What I hope we do is show three things. One that these techniques don’t work. Two, it’s not who our country claims to be, it’s not who I thought we were and it’s not who I want us to be. And three, that the process by which this report came out was really difficult and brutal. I think the audience can interpret it either way. Either the system worked because we got 500 pages out or the system is flawed because there’s 6,300 pages that remain classified.

Is it fair to say you were consciously trying to counter the mythology from a show like 24 or, more specifically, Zero Dark Thirty, which your film takes a shot at?
Exactly. I think that’s what was great about the detail of Dan’s work. The CIA and books written by some of the people involved seem to continue to double down on the claim that these techniques produced unique intelligence that saved lives. I haven’t seen the documents, but what Dan has put together in that report suggests that the CIA itself concluded that these techniques don’t work and that they didn’t do what Congress and the American people were led to believe. The big mystery to me is this document that at some point showed up on the committee’s server called the Panetta Review where the CIA did their own investigation into the program that paralleled the work that Dan and his group were doing, and the conclusions are exactly the same. To me, when people say it’s your word against the CIA, or Dan’s word against the CIA, it’s really not. The CIA reached the same conclusions, and the outrage is, why don’t they declassify the Panetta Review? Then we’ll know. So when people say it’s Dan’s words against the CIA, that’s not really accurate.

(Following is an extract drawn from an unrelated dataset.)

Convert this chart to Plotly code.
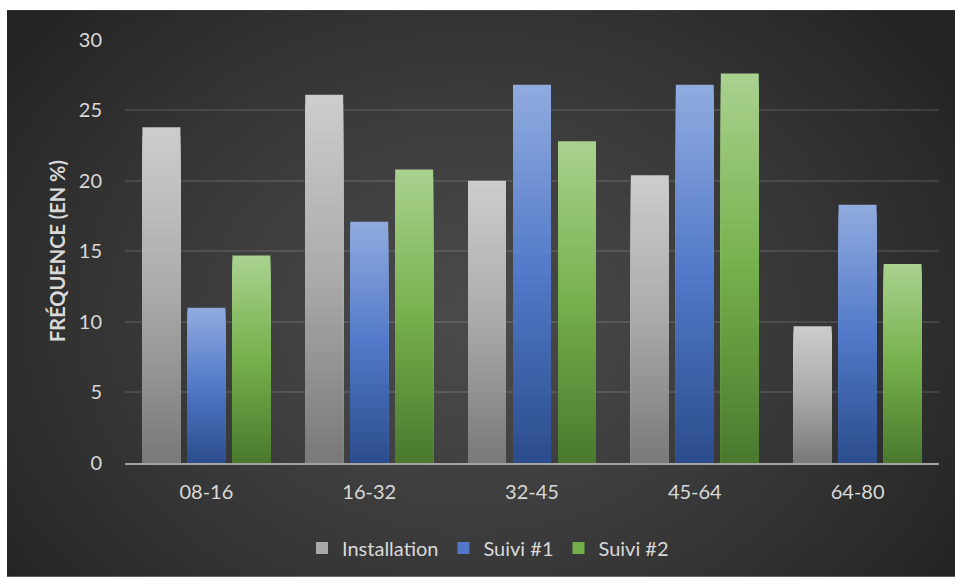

There are some negative depictions of Obama and his administration in the movie. Did that feel like violating a pop-cultural taboo of some kind?
I voted for Barack Obama twice and I’m glad I was able to do that. I think he was a remarkable leader. But that doesn’t mean he was perfect. And the fact that nobody was held accountable for all of this and that his decision was, in his own words, to turn the page speaks to a lack of accountability in government that we are still suffering from to this day. I don’t know if it is or isn’t a taboo amongst some people. The fact that we are not able to have our leaders on either side of the aisle be both good and bad, to make mistakes and do great things is part of the problem that we face as a country. Then we’re dealing idolatry and not democracy, and that can’t be the right thing.

But one of my favorite parts of the story is that the [anti-torture] law that is finally passed is through a McCain-Feinstein bill or amendment. And so there was a moment in time, not so long ago, when people were able to reach across the aisle and say this isn’t who we are, we need to work together to solve this problem. And that to me is what is hopeful in this movie, that we can find common ground to solve some really fundamental issues.  And whatever the sins of the Obama administration were in failing to prosecute people who may have done bad things,  they pale in comparison to the sins of the CIA for instigating this program and the sins of the Bush administration for allowing it to continue and expand. And so in the ranking of wrongdoing, Barack Obama is at the bottom of people who did bad things. It’s important that that hierarchy remain intact. He didn’t start this program. He didn’t okay it. He made a decision that rather than fully investigate in the manner of the 9/11 commission, that he wanted to move on.